* Requirements: Repeat the material below word for word and leave out all pictures.

>>

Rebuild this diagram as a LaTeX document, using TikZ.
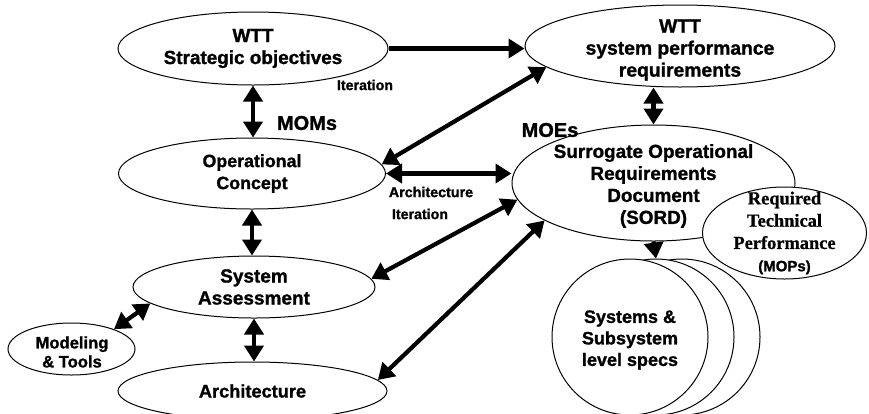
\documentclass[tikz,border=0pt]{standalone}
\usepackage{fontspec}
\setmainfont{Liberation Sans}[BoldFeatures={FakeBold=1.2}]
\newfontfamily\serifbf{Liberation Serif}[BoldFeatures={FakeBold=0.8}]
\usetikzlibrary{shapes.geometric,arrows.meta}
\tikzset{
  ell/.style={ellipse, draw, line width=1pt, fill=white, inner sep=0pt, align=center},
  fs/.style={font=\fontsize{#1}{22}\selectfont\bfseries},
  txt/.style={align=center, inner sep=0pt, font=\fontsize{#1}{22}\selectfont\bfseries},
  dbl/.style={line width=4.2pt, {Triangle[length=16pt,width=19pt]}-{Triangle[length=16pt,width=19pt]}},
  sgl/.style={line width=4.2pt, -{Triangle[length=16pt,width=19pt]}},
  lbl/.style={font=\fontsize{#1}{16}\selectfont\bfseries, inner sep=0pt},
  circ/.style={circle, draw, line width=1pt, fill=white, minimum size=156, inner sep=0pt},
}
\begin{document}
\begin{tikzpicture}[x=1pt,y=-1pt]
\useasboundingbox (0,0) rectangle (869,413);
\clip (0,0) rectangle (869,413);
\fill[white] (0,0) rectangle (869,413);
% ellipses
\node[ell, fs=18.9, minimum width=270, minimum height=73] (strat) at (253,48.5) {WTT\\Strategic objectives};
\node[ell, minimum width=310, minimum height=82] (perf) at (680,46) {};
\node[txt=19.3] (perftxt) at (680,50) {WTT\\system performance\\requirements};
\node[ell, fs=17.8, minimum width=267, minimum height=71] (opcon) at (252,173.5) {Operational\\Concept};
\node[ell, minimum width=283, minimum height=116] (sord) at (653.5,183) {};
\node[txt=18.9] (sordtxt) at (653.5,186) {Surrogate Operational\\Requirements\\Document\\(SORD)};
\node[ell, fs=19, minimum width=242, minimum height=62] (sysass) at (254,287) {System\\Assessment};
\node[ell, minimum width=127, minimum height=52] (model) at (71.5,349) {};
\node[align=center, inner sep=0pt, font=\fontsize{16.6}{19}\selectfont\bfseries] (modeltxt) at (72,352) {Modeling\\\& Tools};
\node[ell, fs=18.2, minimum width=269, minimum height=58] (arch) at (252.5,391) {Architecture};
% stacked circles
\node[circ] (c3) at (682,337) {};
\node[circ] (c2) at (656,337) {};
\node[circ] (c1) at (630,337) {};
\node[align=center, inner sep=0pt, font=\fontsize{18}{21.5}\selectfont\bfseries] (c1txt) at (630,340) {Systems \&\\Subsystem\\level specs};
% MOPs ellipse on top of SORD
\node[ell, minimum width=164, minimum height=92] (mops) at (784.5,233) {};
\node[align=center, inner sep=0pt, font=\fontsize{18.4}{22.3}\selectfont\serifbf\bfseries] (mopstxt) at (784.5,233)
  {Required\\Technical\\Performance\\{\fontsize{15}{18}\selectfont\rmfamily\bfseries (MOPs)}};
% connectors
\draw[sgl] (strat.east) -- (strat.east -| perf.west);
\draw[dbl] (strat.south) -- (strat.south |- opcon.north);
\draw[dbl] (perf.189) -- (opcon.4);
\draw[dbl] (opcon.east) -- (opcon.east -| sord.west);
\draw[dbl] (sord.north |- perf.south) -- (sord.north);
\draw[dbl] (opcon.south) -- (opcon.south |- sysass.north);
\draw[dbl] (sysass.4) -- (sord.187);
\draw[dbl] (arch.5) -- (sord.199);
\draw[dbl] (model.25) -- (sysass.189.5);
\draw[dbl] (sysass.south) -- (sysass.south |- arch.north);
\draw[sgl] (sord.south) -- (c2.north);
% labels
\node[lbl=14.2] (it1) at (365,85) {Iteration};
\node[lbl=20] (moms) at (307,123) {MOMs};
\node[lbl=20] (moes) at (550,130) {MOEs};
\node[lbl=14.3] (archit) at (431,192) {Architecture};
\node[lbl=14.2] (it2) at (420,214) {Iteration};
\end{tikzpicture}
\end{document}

<<

* Answer below:
Rebuild this diagram as a LaTeX document, using TikZ.
\documentclass[tikz,border=0pt]{standalone}
\usepackage{fontspec}
\setmainfont{Liberation Sans}[BoldFeatures={FakeBold=1.2}]
\newfontfamily\serifbf{Liberation Serif}[BoldFeatures={FakeBold=0.8}]
\usetikzlibrary{shapes.geometric,arrows.meta}
\tikzset{
  ell/.style={ellipse, draw, line width=1pt, fill=white, inner sep=0pt, align=center},
  fs/.style={font=\fontsize{#1}{22}\selectfont\bfseries},
  txt/.style={align=center, inner sep=0pt, font=\fontsize{#1}{22}\selectfont\bfseries},
  dbl/.style={line width=4.2pt, {Triangle[length=16pt,width=19pt]}-{Triangle[length=16pt,width=19pt]}},
  sgl/.style={line width=4.2pt, -{Triangle[length=16pt,width=19pt]}},
  lbl/.style={font=\fontsize{#1}{16}\selectfont\bfseries, inner sep=0pt},
  circ/.style={circle, draw, line width=1pt, fill=white, minimum size=156, inner sep=0pt},
}
\begin{document}
\begin{tikzpicture}[x=1pt,y=-1pt]
\useasboundingbox (0,0) rectangle (869,413);
\clip (0,0) rectangle (869,413);
\fill[white] (0,0) rectangle (869,413);
% ellipses
\node[ell, fs=18.9, minimum width=270, minimum height=73] (strat) at (253,48.5) {WTT\\Strategic objectives};
\node[ell, minimum width=310, minimum height=82] (perf) at (680,46) {};
\node[txt=19.3] (perftxt) at (680,50) {WTT\\system performance\\requirements};
\node[ell, fs=17.8, minimum width=267, minimum height=71] (opcon) at (252,173.5) {Operational\\Concept};
\node[ell, minimum width=283, minimum height=116] (sord) at (653.5,183) {};
\node[txt=18.9] (sordtxt) at (653.5,186) {Surrogate Operational\\Requirements\\Document\\(SORD)};
\node[ell, fs=19, minimum width=242, minimum height=62] (sysass) at (254,287) {System\\Assessment};
\node[ell, minimum width=127, minimum height=52] (model) at (71.5,349) {};
\node[align=center, inner sep=0pt, font=\fontsize{16.6}{19}\selectfont\bfseries] (modeltxt) at (72,352) {Modeling\\\& Tools};
\node[ell, fs=18.2, minimum width=269, minimum height=58] (arch) at (252.5,391) {Architecture};
% stacked circles
\node[circ] (c3) at (682,337) {};
\node[circ] (c2) at (656,337) {};
\node[circ] (c1) at (630,337) {};
\node[align=center, inner sep=0pt, font=\fontsize{18}{21.5}\selectfont\bfseries] (c1txt) at (630,340) {Systems \&\\Subsystem\\level specs};
% MOPs ellipse on top of SORD
\node[ell, minimum width=164, minimum height=92] (mops) at (784.5,233) {};
\node[align=center, inner sep=0pt, font=\fontsize{18.4}{22.3}\selectfont\serifbf\bfseries] (mopstxt) at (784.5,233)
  {Required\\Technical\\Performance\\{\fontsize{15}{18}\selectfont\rmfamily\bfseries (MOPs)}};
% connectors
\draw[sgl] (strat.east) -- (strat.east -| perf.west);
\draw[dbl] (strat.south) -- (strat.south |- opcon.north);
\draw[dbl] (perf.189) -- (opcon.4);
\draw[dbl] (opcon.east) -- (opcon.east -| sord.west);
\draw[dbl] (sord.north |- perf.south) -- (sord.north);
\draw[dbl] (opcon.south) -- (opcon.south |- sysass.north);
\draw[dbl] (sysass.4) -- (sord.187);
\draw[dbl] (arch.5) -- (sord.199);
\draw[dbl] (model.25) -- (sysass.189.5);
\draw[dbl] (sysass.south) -- (sysass.south |- arch.north);
\draw[sgl] (sord.south) -- (c2.north);
% labels
\node[lbl=14.2] (it1) at (365,85) {Iteration};
\node[lbl=20] (moms) at (307,123) {MOMs};
\node[lbl=20] (moes) at (550,130) {MOEs};
\node[lbl=14.3] (archit) at (431,192) {Architecture};
\node[lbl=14.2] (it2) at (420,214) {Iteration};
\end{tikzpicture}
\end{document}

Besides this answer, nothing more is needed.